Vamos assistindo incrédulos ao cortejo da obstinação de Luís Montenegro em permanecer silencioso sobre as suas avenças diretas ou indiretas de entidades privadas. O seu Governo está disponível para lhe dar cobertura em não reconhecer que, como primeiro-ministro, não podia auferir essas avenças, uma delas, pelo menos, com interesses dependentes do Estado. Ponto final parágrafo.

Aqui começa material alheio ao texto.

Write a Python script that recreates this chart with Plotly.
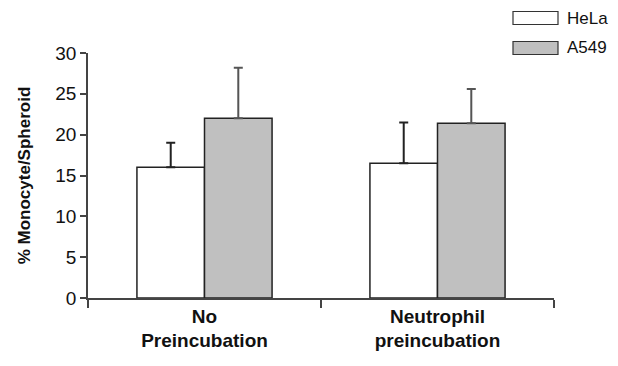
import plotly.graph_objects as go

categories = ["No<br>Preincubation", "Neutrophil<br>preincubation"]
series_names = ["HeLa", "A549"]
hela_values = [16.0, 16.5]
hela_err = [3.0, 5.0]
a549_values = [22.0, 21.4]
a549_err = [6.2, 4.2]
y_ticks = [0, 5, 10, 15, 20, 25, 30]

fills = ["#ffffff", "#c0c0c0"]
err_colors = ["#222222", "#555555"]

fig = go.Figure()
for name, vals, errs, fc, ec in zip(series_names, [hela_values, a549_values],
                                    [hela_err, a549_err], fills, err_colors):
    fig.add_trace(go.Bar(
        x=categories, y=vals, name=name,
        marker=dict(color=fc, line=dict(color="#222222", width=1.5)),
        error_y=dict(type="data", symmetric=False, array=errs,
                     arrayminus=[0] * len(errs), color=ec, thickness=2, width=4.5),
        showlegend=False,
    ))

# page body has an 8px margin, so the figure is offset by 8px
fig.update_layout(
    width=618, height=366,
    margin=dict(l=80, r=72, t=45, b=76),
    paper_bgcolor="white", plot_bgcolor="white",
    barmode="group", bargap=0.42, bargroupgap=0,
    font=dict(family="Arial, Liberation Sans, sans-serif", color="#111111"),
    xaxis=dict(
        automargin=False,
        showline=True, linecolor="#444444", linewidth=1.5,
        ticks="outside", tickson="boundaries", ticklen=8, tickcolor="#444444",
        tickwidth=1.5,
        tickfont=dict(size=19, weight="bold", color="#111111"),
        showgrid=False,
    ),
    yaxis=dict(
        automargin=False,
        range=[0, 30], tickvals=y_ticks,
        showline=True, linecolor="#444444", linewidth=1.5,
        ticks="outside", ticklen=6, tickcolor="#444444", tickwidth=1.5,
        tickfont=dict(size=19, color="#111111"),
        showgrid=False, zeroline=False,
        title=dict(text="% Monocyte/Spheroid",
                   font=dict(size=17, weight="bold", color="#111111"),
                   standoff=20),
    ),
)

# legend drawn as wide boxes (paper coords relative to plot area)
leg_y = [18, 48]
for name, fc, yc in zip(series_names, fills, leg_y):
    fig.add_shape(type="rect", xref="paper", yref="paper",
                  x0=(513 - 88) / 466, x1=(558 - 88) / 466,
                  y0=(298 - (yc + 6.5)) / 245, y1=(298 - (yc - 6.5)) / 245,
                  fillcolor=fc, line=dict(color="#333333", width=1.2))
    fig.add_annotation(xref="paper", yref="paper", x=(565 - 88) / 466,
                       y=(298 - yc) / 245, text=name, showarrow=False,
                       xanchor="left", yanchor="middle",
                       font=dict(size=17, color="#111111"))

fig.write_html("out.html")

Como Montenegro não quer dar explicações acerca desta conduta e como sabe que ficou e ficará marcado para todo o sempre por a não esclarecer, foge e leva consigo debaixo do braço o partido e o Governo para dar ares de ter apoio – revelando medo – como se uma conduta ilícita pudesse ser branqueada por uma votação eleitoral. Como advogado, bem sabe que não. Quem determina se há um ilícito são os tribunais. Quem escolhe os governantes são os povos.

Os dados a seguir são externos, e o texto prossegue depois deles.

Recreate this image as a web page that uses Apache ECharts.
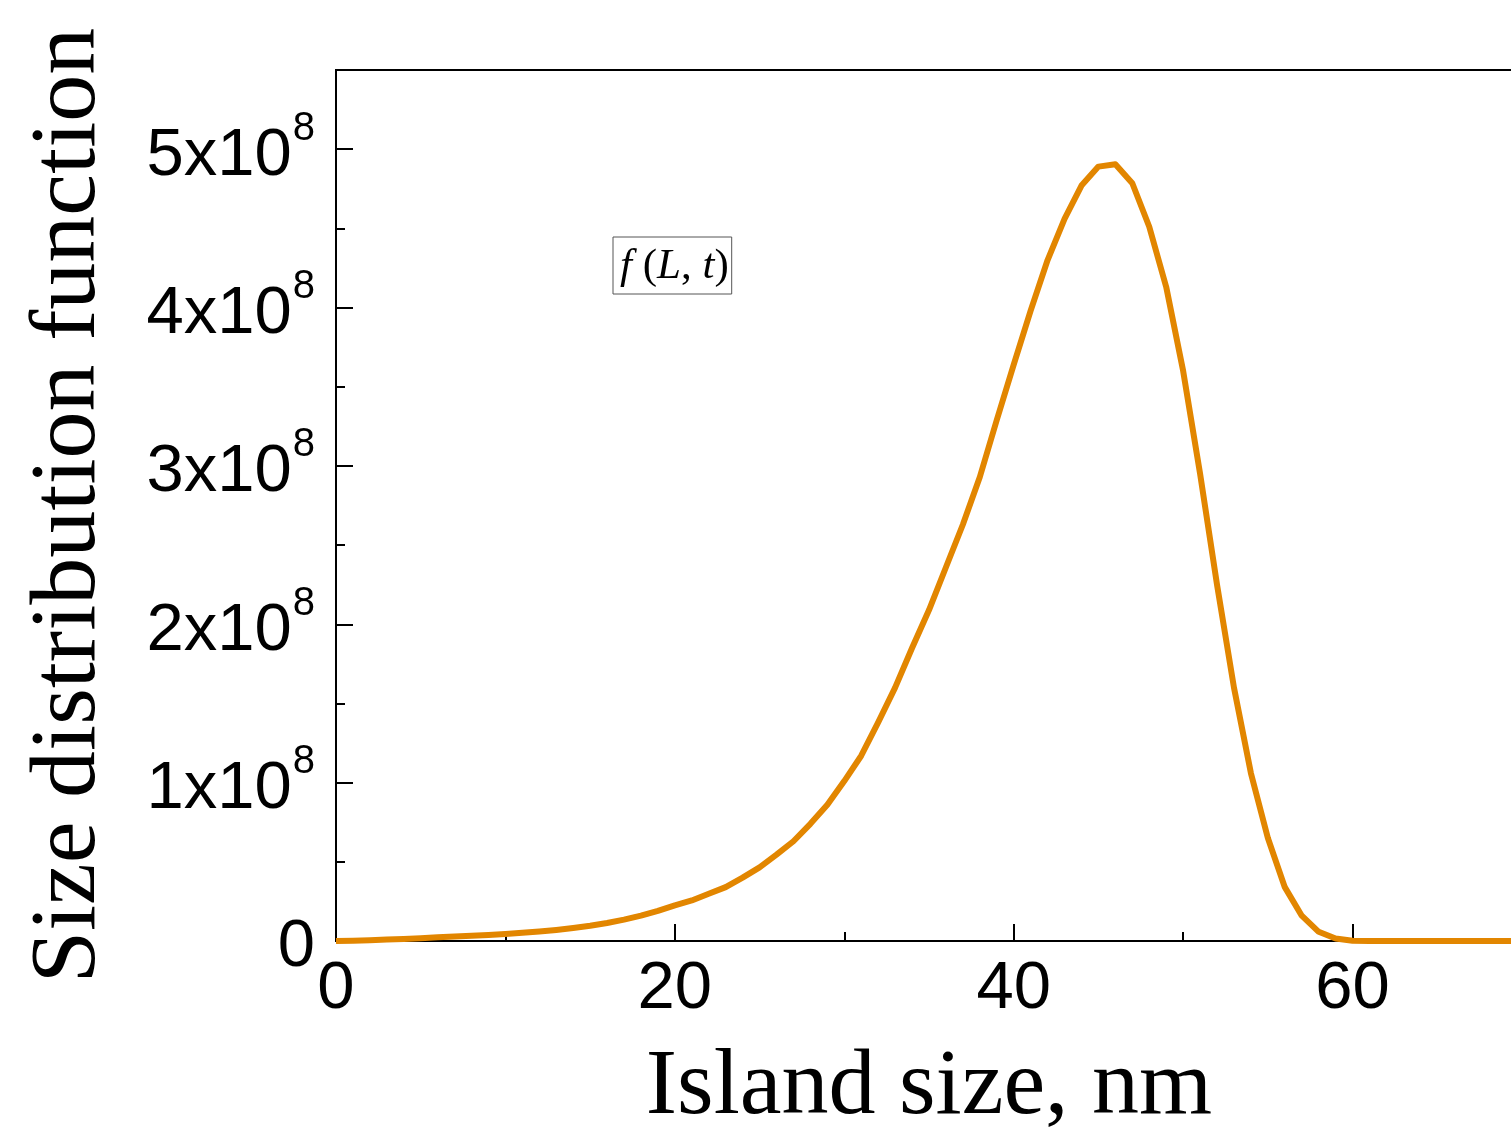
<!DOCTYPE html>
<html>
<head>
<meta charset="utf-8">
<title>Size distribution function</title>
<script src="https://cdn.jsdelivr.net/npm/echarts@6/dist/echarts.min.js"></script>
<style>
  html, body { margin: 0; padding: 0; background: #ffffff; }
  #chart { width: 1511px; height: 1128px; }
</style>
</head>
<body>
<div id="chart"></div>
<script>
// Island sizes L (nm)
const islandSizes = [
  0, 1, 2, 3, 4, 5, 6, 7, 8, 9,
  10, 11, 12, 13, 14, 15, 16, 17, 18, 19,
  20, 21, 22, 23, 24, 25, 26, 27, 28, 29,
  30, 31, 32, 33, 34, 35, 36, 37, 38, 39,
  40, 41, 42, 43, 44, 45, 46, 47, 48, 49,
  50, 51, 52, 53, 54, 55, 56, 57, 58, 59,
  60, 61, 62, 63, 64, 65, 66, 67, 68, 69, 70
];

// f(L, t) in units of 10^8
const distributionE8 = [
  0, 0.002, 0.005, 0.009, 0.013, 0.018, 0.023, 0.028, 0.033, 0.038,
  0.044, 0.052, 0.060, 0.070, 0.082, 0.096, 0.114, 0.135, 0.160, 0.190,
  0.225, 0.256, 0.298, 0.340, 0.400, 0.465, 0.545, 0.630, 0.740, 0.860,
  1.010, 1.170, 1.380, 1.600, 1.850, 2.090, 2.360, 2.630, 2.930, 3.290,
  3.640, 3.980, 4.300, 4.560, 4.770, 4.890, 4.905, 4.785, 4.510, 4.130,
  3.600, 2.950, 2.250, 1.600, 1.060, 0.650, 0.340, 0.160, 0.058, 0.016,
  0.002, 0, 0, 0, 0, 0, 0, 0, 0, 0, 0
];
const E8 = 1e8;

// Axis settings
const xMin = 0, xMax = 70, xMajor = 20, xMinor = 10;
const yMin = 0, yMax = 5.5e8, yMajor = 1e8, yMinor = 0.5e8;
const yTickLabels = ['0', '1', '2', '3', '4', '5'];   // mantissas for n x 10^8

const seriesName = 'f(L, t)';

const lineData = islandSizes.map((L, i) => [L, distributionE8[i] * E8]);

const sansFont = '"Liberation Sans", Arial, sans-serif';
const serifFont = '"Liberation Serif", "Times New Roman", serif';

const chart = echarts.init(document.getElementById('chart'), null, { renderer: 'canvas' });

chart.setOption({
  backgroundColor: '#ffffff',
  animation: false,
  grid: {
    left: 336, top: 70, right: -11, bottom: 187,
    show: true, borderColor: '#000000', borderWidth: 2,
    containLabel: false,
    outerBoundsMode: 'none'
  },
  legend: {
    show: true,
    data: [seriesName],
    left: 613, top: 237,
    icon: 'none',
    itemWidth: 0, itemHeight: 0, itemGap: 0,
    padding: [8, 3, 6, 2],
    borderColor: '#555555', borderWidth: 1,
    formatter: () => '{i|f}{n| (}{i|L}{n|, }{i|t}{n|)}',
    textStyle: {
      rich: {
        i: { fontFamily: serifFont, fontStyle: 'italic', fontSize: 43, color: '#000' },
        n: { fontFamily: serifFont, fontSize: 43, color: '#000' }
      }
    }
  },
  xAxis: [
    {
      type: 'value', min: xMin, max: xMax, interval: xMajor,
      position: 'bottom',
      name: 'Island size, nm', nameLocation: 'middle', nameGap: 100,
      nameTextStyle: { fontFamily: serifFont, fontSize: 94, color: '#000' },
      axisLine: { show: true, lineStyle: { color: '#000', width: 2 } },
      axisTick: { show: true, inside: true, length: 17, lineStyle: { color: '#000', width: 2 } },
      axisLabel: {
        show: true, margin: 15,
        fontFamily: sansFont, fontSize: 67, color: '#000',
        formatter: v => (v % xMajor === 0 ? String(v) : '')
      },
      splitLine: { show: false }
    },
    {
      type: 'value', min: xMin, max: xMax, interval: xMinor,
      position: 'bottom',
      axisLine: { show: false },
      axisTick: { show: true, inside: true, length: 9, lineStyle: { color: '#000', width: 2 } },
      axisLabel: { show: false },
      splitLine: { show: false }
    }
  ],
  yAxis: [
    {
      type: 'value', min: yMin, max: yMax, interval: yMajor,
      position: 'left',
      name: 'Size distribution function', nameLocation: 'middle', nameGap: 220,
      nameTextStyle: { fontFamily: serifFont, fontSize: 94, color: '#000' },
      axisLine: { show: true, lineStyle: { color: '#000', width: 2 } },
      axisTick: { show: true, inside: true, length: 17, lineStyle: { color: '#000', width: 2 } },
      axisLabel: {
        show: true, margin: 21,
        fontFamily: sansFont, fontSize: 67, color: '#000',
        formatter: v => {
          const k = Math.round(v / yMajor);
          if (Math.abs(v - k * yMajor) > 1 || k >= yTickLabels.length) return '';
          if (k === 0) return '{b|0}';
          return '{b|' + yTickLabels[k] + 'x10}{s|8}';
        },
        rich: {
          b: { fontFamily: sansFont, fontSize: 67, color: '#000', padding: [14, 0, 0, 0] },
          s: { fontFamily: sansFont, fontSize: 40, color: '#000', verticalAlign: 'top', padding: [0, 0, 0, 1] }
        }
      },
      splitLine: { show: false }
    },
    {
      type: 'value', min: yMin, max: yMax, interval: yMinor,
      position: 'left',
      axisLine: { show: false },
      axisTick: { show: true, inside: true, length: 9, lineStyle: { color: '#000', width: 2 } },
      axisLabel: { show: false },
      splitLine: { show: false }
    }
  ],
  series: [
    {
      name: seriesName,
      type: 'line',
      xAxisIndex: 0, yAxisIndex: 0,
      data: lineData,
      showSymbol: false,
      symbol: 'none',
      smooth: false,
      clip: true,
      lineStyle: { color: '#E28600', width: 6, join: 'round' },
      itemStyle: { color: '#E28600' }
    }
  ]
});
</script>
</body>
</html>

Há, no entanto, nesta crise algo de misterioso e que leva a fazer a pergunta: porque foge com tanto pavor da comissão de inquérito? O que teme? O que se sabe, maculando o seu cargo, não seria caso para a crise que provocou, então de que foge ele e os que o apoiam?
Friamente: há um ano o PS teve 78 deputados, o PSD e o CDS 78. A aliança da direita ganhou por uma diferença de uns pingos. O PS deixou passar o Governo, alinhou na eleição do presidente da Assembleia da República e votou contra a moção de censura do PCP, salvando o Governo de cair. E o dr. Montenegro exige ao PS que vote favoravelmente a moção de confiança no Governo, sendo o partido da oposição por ter tido uns pingos de votos a menos? O dr. Luís não parou no tempo para ressuscitar a União Nacional de Salazar? Falta apenas arregimentar autocarros e populares e encher o Terreiro do Paço para o aclamar como salvador da pátria e da proteção de dados…
Só adiantados mentais seriam capazes de congeminar que para governarem exigiriam que a oposição desse a sua confiança política a um Governo cujo chefe está envolvido em condutas censuráveis, pelo menos do ponto de vista político. Um governo governa. Ninguém o derrubou, Não sendo sequer previsível que viesse a ser derrubado, porque se autoderruba avançando com o pedido de confiança que nunca poderia ter, pois é absolutamente minoritário?
Montenegro anda a brincar aos governos. As pirraças já o impediram de informar o Presidente da República o que pretendia com a comunicação ao país. Este por sua vez não lhe atendeu o telefone para que um birrento não ficasse só.
Perdido na preocupação da proteção de dados, Montenegro perdeu o rumo governativo, não atina com um dos primordiais princípios da chamada democracia liberal ocidental – o Governo governa, a oposição que não é governo é alternativa/alternância e espera a sua vez. O que faz o Governo pedir à oposição a confiança para continuar a governar? Quer autoderrubar-se para alegar que não o deixaram governar, quando ninguém o impediu…O Governo quer que a oposição seja sustento da sua política.
Luís Montenegro navega nos ventos da chantagem política. Sabe que a moção de confiança é o biombo para esconder as eleições que quis provocar e não tem coragem de assumir.
Sabemos que a confiança nas instituições é pouca. Que a esperança em mudar a vida não é grande. Mas um trapaceiro é um trapaceiro. E dar o poder a um trapaceiro é ser corresponsável pela trapaça.